Крылатая парусами - стр. 32
Всё же каторжников живьём довезти желательно.
И хоть осталось от прежней цифры осталось всего полтораста с хвостиком, Килька выползал обратно на палубу с опустевшим котелком и бутылью не ранее, как часа через четыре, сам наполовину полузадохшийся от смрада и духоты.
Вот и сегодня, только кончил палубы драить, а ничего не поделаешь, засветло нужно успеть «груз» обойти. Подстраховаться, значит, насчёт тёмного времени суток.
В целом, если б не грязь жуткая и вонь, работа непыльная.
Каторжники, не в пример команде, Кильку не шпыняли (попробуй кого пошпыняй в кандалах-колодках), не зубоскалили над хлипким сложением и хромотой, даже благодарили за усердие.
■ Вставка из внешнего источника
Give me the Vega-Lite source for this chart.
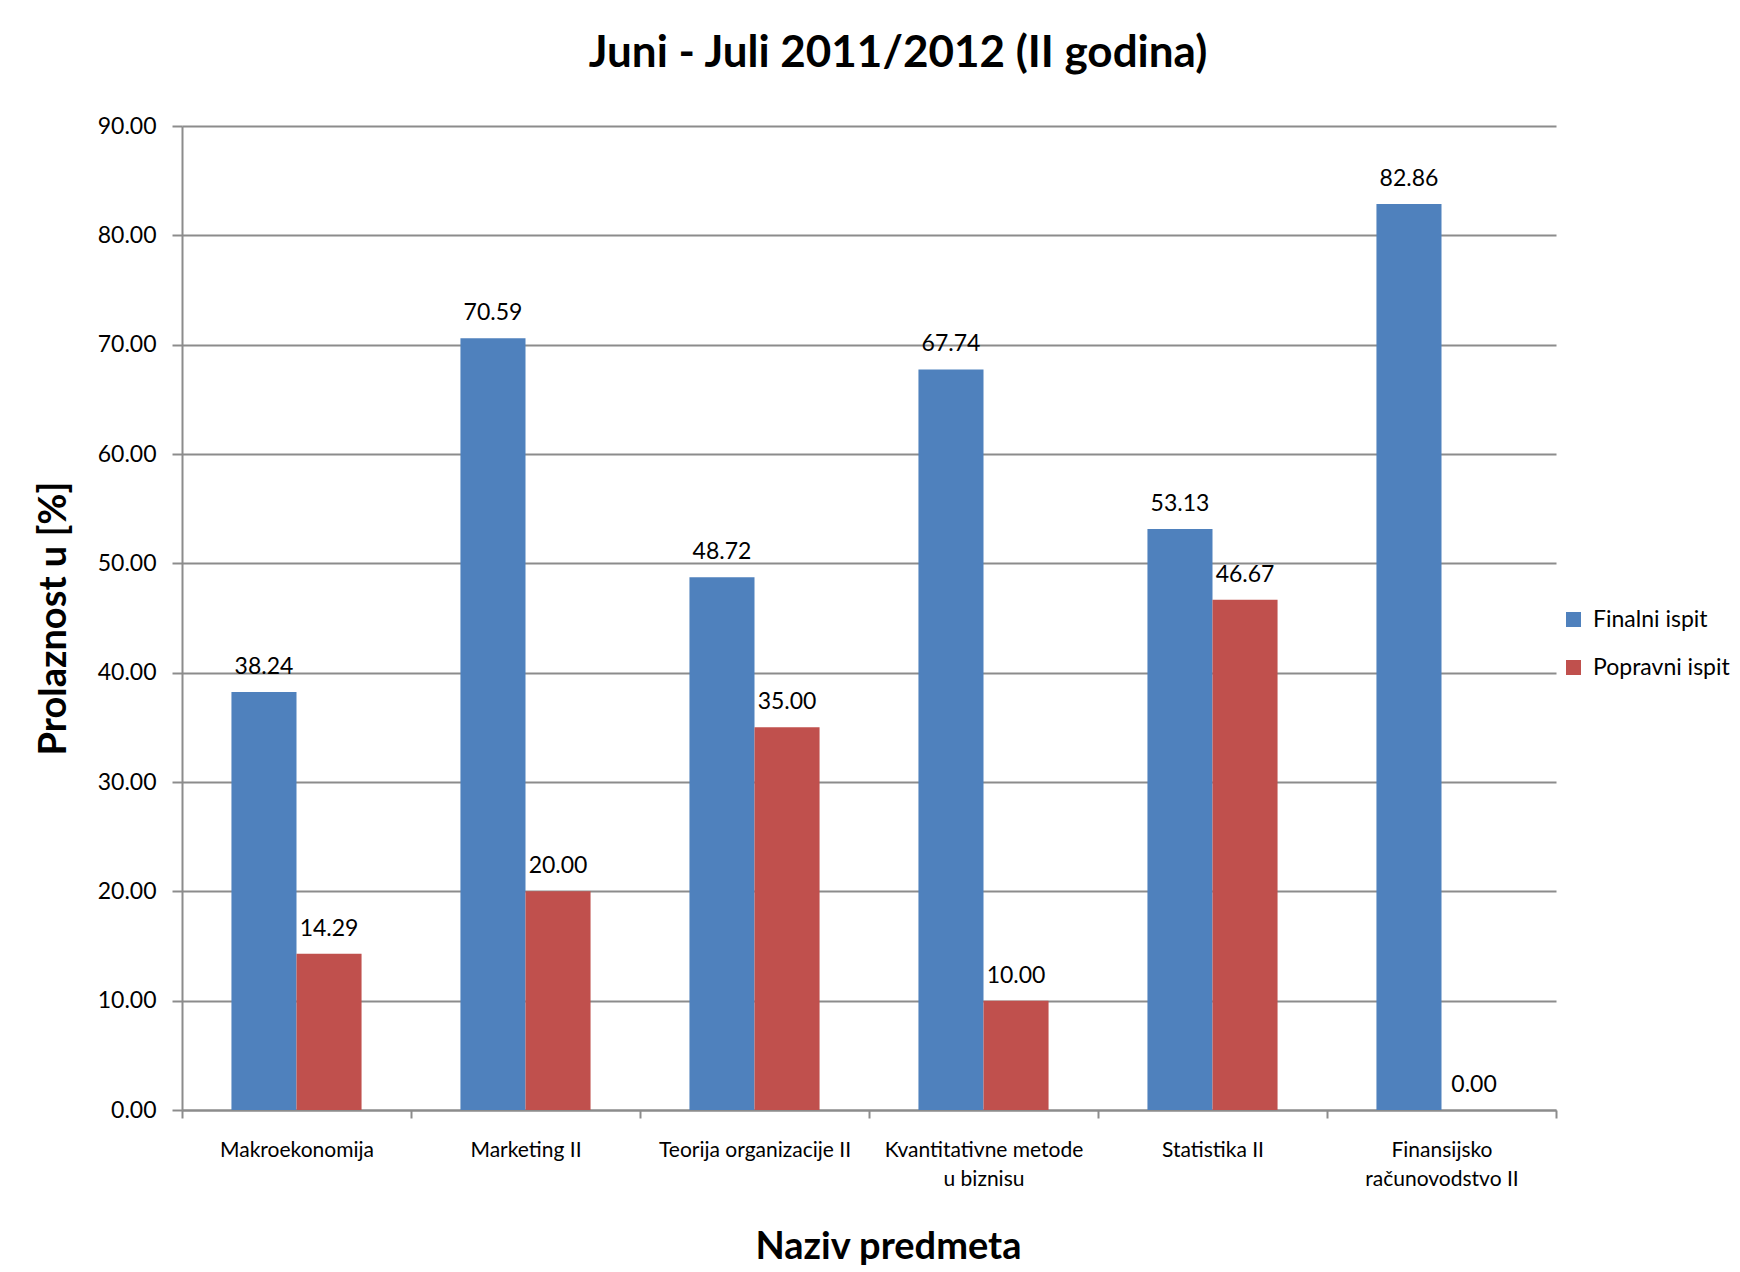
{
  "$schema": "https://vega.github.io/schema/vega-lite/v6.json",
  "autosize": "none",
  "padding": {"left": 182, "top": 126, "right": 184, "bottom": 162},
  "width": 1374,
  "height": 984,
  "background": "white",
  "title": {
    "text": "Juni - Juli 2011/2012 (II godina)",
    "fontSize": 44,
    "fontWeight": "bold",
    "font": "Lato",
    "color": "black",
    "anchor": "middle",
    "dx": 29,
    "offset": 39
  },
  "data": {
    "values": [
      {"predmet": "Makroekonomija", "ispit": "Finalni ispit", "prolaznost": 38.24},
      {"predmet": "Makroekonomija", "ispit": "Popravni ispit", "prolaznost": 14.29},
      {"predmet": "Marketing II", "ispit": "Finalni ispit", "prolaznost": 70.59},
      {"predmet": "Marketing II", "ispit": "Popravni ispit", "prolaznost": 20.0},
      {"predmet": "Teorija organizacije II", "ispit": "Finalni ispit", "prolaznost": 48.72},
      {"predmet": "Teorija organizacije II", "ispit": "Popravni ispit", "prolaznost": 35.0},
      {"predmet": "Kvantitativne metode u biznisu", "ispit": "Finalni ispit", "prolaznost": 67.74},
      {"predmet": "Kvantitativne metode u biznisu", "ispit": "Popravni ispit", "prolaznost": 10.0},
      {"predmet": "Statistika II", "ispit": "Finalni ispit", "prolaznost": 53.13},
      {"predmet": "Statistika II", "ispit": "Popravni ispit", "prolaznost": 46.67},
      {"predmet": "Finansijsko računovodstvo II", "ispit": "Finalni ispit", "prolaznost": 82.86},
      {"predmet": "Finansijsko računovodstvo II", "ispit": "Popravni ispit", "prolaznost": 0.0}
    ]
  },
  "encoding": {
    "x": {
      "field": "predmet",
      "type": "nominal",
      "sort": null,
      "scale": {"paddingInner": 0, "paddingOuter": 0},
      "axis": {
        "title": "Naziv predmeta",
        "titleFontSize": 38,
        "titleFontWeight": "bold",
        "titleFont": "Lato",
        "titleColor": "black",
        "titleAnchor": "start",
        "titleAlign": "center",
        "titleX": 706,
        "titleY": 118,
        "titleBaseline": "top",
        "labelAngle": 0,
        "labelFontSize": 21,
        "labelFont": "Lato",
        "labelColor": "black",
        "labelPadding": 21,
        "labelBaseline": "top",
        "labelLineHeight": 29,
        "labelExpr": "datum.label == 'Kvantitativne metode u biznisu' ? ['Kvantitativne metode', 'u biznisu'] : datum.label == 'Finansijsko računovodstvo II' ? ['Finansijsko', 'računovodstvo II'] : datum.label",
        "tickBand": "extent",
        "tickSize": 8,
        "tickColor": "#8c8c8c",
        "tickWidth": 2,
        "domainColor": "#8c8c8c",
        "domainWidth": 2,
        "labelLimit": 400
      }
    },
    "y": {
      "field": "prolaznost",
      "type": "quantitative",
      "scale": {"domain": [0, 90], "nice": false},
      "axis": {
        "title": "Prolaznost u [%]",
        "titleFontSize": 38,
        "titleFontWeight": "bold",
        "titleFont": "Lato",
        "titleColor": "black",
        "titlePadding": 24,
        "values": [0, 10, 20, 30, 40, 50, 60, 70, 80, 90],
        "format": ".2f",
        "labelFontSize": 23,
        "labelFont": "Lato",
        "labelColor": "black",
        "labelPadding": 16,
        "tickSize": 10,
        "tickColor": "#8c8c8c",
        "tickWidth": 2,
        "domainColor": "#8c8c8c",
        "domainWidth": 2,
        "grid": true,
        "gridColor": "#8c8c8c",
        "gridWidth": 2
      }
    },
    "xOffset": {
      "field": "ispit",
      "type": "nominal",
      "sort": ["Finalni ispit", "Popravni ispit"],
      "scale": {"paddingInner": 0, "paddingOuter": 0.76}
    }
  },
  "layer": [
    {
      "mark": {"type": "bar"},
      "encoding": {
        "color": {
          "field": "ispit",
          "type": "nominal",
          "scale": {"domain": ["Finalni ispit", "Popravni ispit"], "range": ["#4F81BD", "#C0504D"]},
          "legend": {
            "title": null,
            "orient": "none",
            "legendX": 1380,
            "legendY": 482,
            "symbolType": "square",
            "symbolSize": 225,
            "symbolStrokeWidth": 0,
            "labelFontSize": 23,
            "labelFont": "Lato",
            "labelColor": "black",
            "labelOffset": 8,
            "rowPadding": 24
          }
        }
      }
    },
    {
      "mark": {"type": "text", "baseline": "bottom", "dy": -13, "fontSize": 23, "font": "Lato", "color": "black"},
      "encoding": {
        "text": {"field": "prolaznost", "type": "quantitative", "format": ".2f"}
      }
    }
  ],
  "config": {
    "font": "Lato",
    "view": {"stroke": null}
  }
}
Пуще всего не любил Килька левый угол обходить. Несмотря на острый дефицит свободного в трюме места, с самого начала пути угол этот пустовал. Ну, как пустовал.
Там эта сидела. Баба бешеная.
Килька её про себя ведьмой звал. Как остальные, вслух, боялся. Страшная, как смертный грех. Посмотрит - так волосья шевелиться начинают, а живот сводит медвежьей болезнью.
К этой ежели ближе, чем на пару метров подступиться, цепью огреть может. По-крайней мере, замахивалась. Сильная. Чтобы дать руки-ноги свои под кандалами смазать - вовсе такого не случалось. И от целебного глотка рома отказывалась. Как Килька, да и каторжники, ни пытались вразумить полоумную, что ей это только на пользу, зубы скалила и шипела, как дикая кошка.
Ну, Килька раз предложил, два предложил, а там решил не соваться.
Если уж каторжники бешеной бабы опасались, считали за лучшее не связываться, то с него, с Кильки, какой спрос?
Слухи ходили, что это не то графиня опальная, не то виконтесса. Килька, конечно, не дурак, чтобы во всякие враки верить. Вот в то, что ближайший к ней каторжник и впрямь виконт - Килька охотно допускал. Благородного человека сразу видно: речь спокойная, обходительная, всегда поинтересуется, как у «господина Кильки» дела, за что и имел лишнюю порцию мази да рома. Никогда поблагодарить не забыл. Вот человек. Сам, опять же, ди Лшеаем представился, в первый день ещё.
То ли дело эта лахудра немытая. Которая только знает, что шипеть, да цепями махать. А страшнее всего в ней крыло было. Воронье.
Сквозь рубище просвечивало, магического происхождения.
Будь у неё лилия на плече, или, скажем, примула, Килька может поверил бы, что из благородных. А вот вороньим крылом только убийц клеймят, это он точно знал.
Как-то спросил, шёпотом, ещё у одного каторжника, тоже, судя по фамилии (ди Сервантес) физиономии лица и выговору «из бывших благородных», за что, мол, её, бешеную бабу то. Тот враз скумекал, о ком речь. Поманил его грязным пальцем без ногтя (стало быть, пытали, прежде чем на каторгу-то) и прошептал громко, так, чтобы все слышали:
- А она младенцев жрёт. Так что близко, господин Килька, подходить не советую.
И заржал, что тот конь. А с ним и другие заржали.
Килька на младенца, обиделся, конечно. Но бешеную бабу решил всё же подальше обходить.
До сегодняшнего дня.
Опытным глазом (юнга, шутка ли!) сразу определил, что «пассажирка» в горячке. По хриплому, рваному дыханию, подрагиванию рук и ног. И, конечно, жар от ней исходил, страшный. Прямо за версту ощущался, хоть сигнальную ракету поджигай. Один-другой глоток рома, пожалуй, и помог бы. Если до сих пор не околела - сильная. Даром что баба.